The emotional impact of a divorce dissipates with time. The anger, shock, and loneliness that surface become less pronounced as the months pass. Many divorcees marry again, finally finding happiness with their new partners.
While the hurt feelings and despair eventually go away, the financial impact of a divorce can last for years. It’s critical that you give careful consideration to the specific terms of your settlement agreement. Bad decisions made today can cause major money-related headaches you’ll regret for years to come.
What Will Happen To Your Assets After Divorce?
Most couples have at least some assets they need to consider when calling it quits. They may not own multiple homes nor have millions in stocks and bonds, but they likely have a house, one or two cars, a 401(k), jewelry, and other possessions. Assuming these assets were acquired after marriage, they are considered part of the couple’s marital property. As such, they should be included in the settlement agreement.
Make a list that includes all of your assets. Write down anything that has a significant value. That includes your vehicle, IRA, pension, and even your laptop and television. Before you can make smart decisions about what to fight for and what to give up, you need to know what you own.
Next, consult a divorce attorney about how marital property is handled in your state. Some states, such as California and Texas, are known as community property states. They split everything down the middle. Other states, like North Carolina and Wyoming, follow an “equitable distribution” protocol. The courts try to split the assets as fairly as possible based on the spouses’ respective ages, how long they were married, and many other factors.
Are You The Beneficiary Of Your Spouse’s Life Insurance Policy?
One asset that is often neglected during divorce is life insurance. Spouses often have policies that name each other as the beneficiary. The wife’s policy will name her husband; the husband’s policy will name his wife. When couples split up, they typically remove each other from their respective policies.
This area becomes more complex when one spouse is paying child support or spousal support to the other spouse. Judges will sometime order that the paying party take out a life insurance policy on himself or herself naming his or her spouse as the beneficiary. In the event that the paying party dies, the policy’s death benefit would ensure that the payments continue.

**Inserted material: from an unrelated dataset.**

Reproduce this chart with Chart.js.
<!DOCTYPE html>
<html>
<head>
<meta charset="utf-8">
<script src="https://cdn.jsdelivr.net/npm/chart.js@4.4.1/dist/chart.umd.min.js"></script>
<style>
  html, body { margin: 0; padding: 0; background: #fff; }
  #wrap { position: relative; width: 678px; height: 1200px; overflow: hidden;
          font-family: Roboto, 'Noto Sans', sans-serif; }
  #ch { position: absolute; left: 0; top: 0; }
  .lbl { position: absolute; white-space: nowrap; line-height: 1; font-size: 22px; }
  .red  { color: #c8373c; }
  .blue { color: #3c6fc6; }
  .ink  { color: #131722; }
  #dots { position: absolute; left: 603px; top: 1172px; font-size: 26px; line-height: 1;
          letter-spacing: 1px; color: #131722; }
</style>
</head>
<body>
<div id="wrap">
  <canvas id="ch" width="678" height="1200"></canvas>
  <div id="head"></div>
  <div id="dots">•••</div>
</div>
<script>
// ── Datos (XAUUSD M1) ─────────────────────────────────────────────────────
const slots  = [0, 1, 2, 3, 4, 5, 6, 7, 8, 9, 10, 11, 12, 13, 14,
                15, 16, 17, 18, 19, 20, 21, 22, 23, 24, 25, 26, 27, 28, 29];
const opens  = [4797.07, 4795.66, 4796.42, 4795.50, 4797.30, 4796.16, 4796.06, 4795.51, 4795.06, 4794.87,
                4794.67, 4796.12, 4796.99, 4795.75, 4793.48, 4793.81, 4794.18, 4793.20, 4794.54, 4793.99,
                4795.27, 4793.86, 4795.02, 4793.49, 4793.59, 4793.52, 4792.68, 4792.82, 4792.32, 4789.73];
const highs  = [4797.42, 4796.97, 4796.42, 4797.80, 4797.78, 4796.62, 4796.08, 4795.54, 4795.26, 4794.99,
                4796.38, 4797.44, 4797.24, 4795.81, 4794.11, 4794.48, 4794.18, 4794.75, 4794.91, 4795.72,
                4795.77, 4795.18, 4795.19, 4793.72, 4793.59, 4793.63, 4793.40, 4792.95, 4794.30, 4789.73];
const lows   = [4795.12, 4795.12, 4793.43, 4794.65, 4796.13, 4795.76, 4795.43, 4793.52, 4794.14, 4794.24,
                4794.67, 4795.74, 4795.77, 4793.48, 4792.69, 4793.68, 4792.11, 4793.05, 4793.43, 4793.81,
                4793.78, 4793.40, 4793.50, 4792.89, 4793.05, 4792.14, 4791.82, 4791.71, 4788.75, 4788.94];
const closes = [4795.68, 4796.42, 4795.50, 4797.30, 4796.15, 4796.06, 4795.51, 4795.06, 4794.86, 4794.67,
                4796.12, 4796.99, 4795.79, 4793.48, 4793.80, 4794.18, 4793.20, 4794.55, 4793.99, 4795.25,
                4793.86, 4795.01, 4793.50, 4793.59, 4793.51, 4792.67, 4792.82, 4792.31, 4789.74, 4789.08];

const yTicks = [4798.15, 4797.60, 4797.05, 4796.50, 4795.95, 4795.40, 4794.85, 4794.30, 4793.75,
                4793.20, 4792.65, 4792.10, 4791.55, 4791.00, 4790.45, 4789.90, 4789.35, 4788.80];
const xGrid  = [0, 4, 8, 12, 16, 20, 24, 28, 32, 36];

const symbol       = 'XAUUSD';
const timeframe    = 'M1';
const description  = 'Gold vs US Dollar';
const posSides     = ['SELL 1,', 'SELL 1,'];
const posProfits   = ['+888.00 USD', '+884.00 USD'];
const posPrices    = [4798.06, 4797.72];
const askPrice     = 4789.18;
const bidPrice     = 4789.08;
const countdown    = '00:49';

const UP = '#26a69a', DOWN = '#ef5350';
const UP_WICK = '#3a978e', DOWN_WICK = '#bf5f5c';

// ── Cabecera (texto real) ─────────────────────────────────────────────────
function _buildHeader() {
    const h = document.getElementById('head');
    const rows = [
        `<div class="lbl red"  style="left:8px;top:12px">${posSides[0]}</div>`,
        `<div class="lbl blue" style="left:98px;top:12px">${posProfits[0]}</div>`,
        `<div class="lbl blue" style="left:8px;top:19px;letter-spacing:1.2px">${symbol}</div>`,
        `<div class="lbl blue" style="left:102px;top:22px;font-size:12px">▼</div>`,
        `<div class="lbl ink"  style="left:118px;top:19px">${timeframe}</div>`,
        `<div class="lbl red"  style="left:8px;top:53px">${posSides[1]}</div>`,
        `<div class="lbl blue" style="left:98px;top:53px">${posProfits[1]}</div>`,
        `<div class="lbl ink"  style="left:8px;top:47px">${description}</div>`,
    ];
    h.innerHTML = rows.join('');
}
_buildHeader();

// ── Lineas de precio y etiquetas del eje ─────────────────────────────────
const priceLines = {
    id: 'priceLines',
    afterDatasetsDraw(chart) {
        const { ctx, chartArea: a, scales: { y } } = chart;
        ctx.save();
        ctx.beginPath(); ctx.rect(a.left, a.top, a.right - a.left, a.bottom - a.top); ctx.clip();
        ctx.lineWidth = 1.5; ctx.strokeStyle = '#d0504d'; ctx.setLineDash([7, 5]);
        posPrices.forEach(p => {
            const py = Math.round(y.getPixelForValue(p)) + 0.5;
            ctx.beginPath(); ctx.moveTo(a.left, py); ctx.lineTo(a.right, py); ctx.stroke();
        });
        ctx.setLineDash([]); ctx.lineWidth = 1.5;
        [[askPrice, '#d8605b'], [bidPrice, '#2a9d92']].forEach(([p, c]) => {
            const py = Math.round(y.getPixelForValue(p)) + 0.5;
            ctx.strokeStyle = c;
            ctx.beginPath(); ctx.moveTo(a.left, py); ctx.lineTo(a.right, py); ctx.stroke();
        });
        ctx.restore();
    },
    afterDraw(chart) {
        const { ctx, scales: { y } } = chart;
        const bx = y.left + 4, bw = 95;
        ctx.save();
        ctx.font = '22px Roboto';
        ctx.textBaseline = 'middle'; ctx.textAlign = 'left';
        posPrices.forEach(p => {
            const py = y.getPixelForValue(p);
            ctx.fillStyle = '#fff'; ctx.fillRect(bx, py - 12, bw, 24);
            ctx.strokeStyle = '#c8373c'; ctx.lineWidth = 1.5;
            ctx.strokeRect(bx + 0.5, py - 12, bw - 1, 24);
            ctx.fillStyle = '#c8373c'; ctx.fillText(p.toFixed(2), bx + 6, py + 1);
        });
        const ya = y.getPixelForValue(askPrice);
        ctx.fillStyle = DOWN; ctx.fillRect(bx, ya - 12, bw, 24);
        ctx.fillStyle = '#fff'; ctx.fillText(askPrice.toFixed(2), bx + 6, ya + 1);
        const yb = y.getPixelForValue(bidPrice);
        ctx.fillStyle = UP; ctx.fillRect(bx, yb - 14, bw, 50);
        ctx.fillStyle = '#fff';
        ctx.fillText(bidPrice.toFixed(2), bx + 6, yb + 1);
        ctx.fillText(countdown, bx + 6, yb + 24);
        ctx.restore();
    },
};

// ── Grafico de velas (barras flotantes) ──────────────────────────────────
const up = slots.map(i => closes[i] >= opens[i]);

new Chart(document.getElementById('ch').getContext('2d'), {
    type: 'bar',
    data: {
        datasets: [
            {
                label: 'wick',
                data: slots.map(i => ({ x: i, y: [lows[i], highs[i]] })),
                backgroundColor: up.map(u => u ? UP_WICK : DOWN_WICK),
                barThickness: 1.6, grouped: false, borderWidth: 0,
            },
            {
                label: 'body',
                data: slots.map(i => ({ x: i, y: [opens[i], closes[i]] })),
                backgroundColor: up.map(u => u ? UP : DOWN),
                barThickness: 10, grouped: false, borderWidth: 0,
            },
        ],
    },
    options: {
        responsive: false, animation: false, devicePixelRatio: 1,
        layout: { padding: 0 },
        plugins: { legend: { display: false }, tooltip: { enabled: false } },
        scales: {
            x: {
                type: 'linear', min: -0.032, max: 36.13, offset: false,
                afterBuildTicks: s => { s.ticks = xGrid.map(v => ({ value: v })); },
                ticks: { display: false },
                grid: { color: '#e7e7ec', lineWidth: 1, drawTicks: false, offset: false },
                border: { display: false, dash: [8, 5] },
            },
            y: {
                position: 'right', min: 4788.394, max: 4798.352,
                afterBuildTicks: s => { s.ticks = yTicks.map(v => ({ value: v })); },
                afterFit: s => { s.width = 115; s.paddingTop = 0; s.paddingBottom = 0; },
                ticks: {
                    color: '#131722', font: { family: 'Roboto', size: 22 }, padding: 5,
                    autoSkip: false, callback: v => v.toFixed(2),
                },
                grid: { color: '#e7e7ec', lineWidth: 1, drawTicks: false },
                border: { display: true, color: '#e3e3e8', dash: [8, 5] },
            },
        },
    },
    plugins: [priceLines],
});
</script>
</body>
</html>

Even when a judge issues such an order, it’s usually a good idea for the receiving spouse to take out a life insurance policy on the other person. That way, if the paying party fails to stay current on the payments – thereby risking forfeiture of the policy’s death benefit – the second policy will remain in effect.
Finding Your Own Health Insurance Coverage
Prior to a divorce, an entire family may be covered by one spouse’s health insurance policy. After divorce, the spouses must maintain their own policies. (Their children can remain on first spouse’s health insurance.)
If the first spouse works for a company that employs 20 or more people, the other spouse can qualify for coverage through COBRA (Consolidated Omnibus Budget Reconciliation Act). However, it’s important to realize that the coverage ends after 3 years; COBRA is a temporary solution.
Some states allow divorcees to qualify for COBRA coverage even if their ex’s company employs fewer than 20 employees. For the latest rules regarding this issue, consult your divorce lawyer.
Divorcees who are covered by their ex’s health insurance must eventually find their own coverage. It’s advisable to do so as early as possible. As time passes, there is an increasing risk that an individual will develop a serious illness. If that happens, he or she may have difficulty finding affordable health insurance when COBRA coverage ends.
Paying For Your Kids’ College Education
Divorcing couples that have young children often neglect to plan for their kids’ education costs. It’s understandable. The costs associated with college tuition, student housing, and books may not be brought to bear until years down the road. As such, the costs are often treated as a lesser priority during the couple’s settlement negotiations.
Having said that, it is important for divorcing couples to make provisions in their settlement for the future cost of their kids’ education. With college tuition already exceeding $25,000 a year at many universities, many families must begin saving as soon as possible. Leaving the matter unaddressed all but guarantees the funds won’t be available when needed.
Divorce can create financial havoc in the lives of all parties involved. Plan conservatively and consult your divorce attorney regarding the best way to secure your financial future after you and your spouse go your separate ways.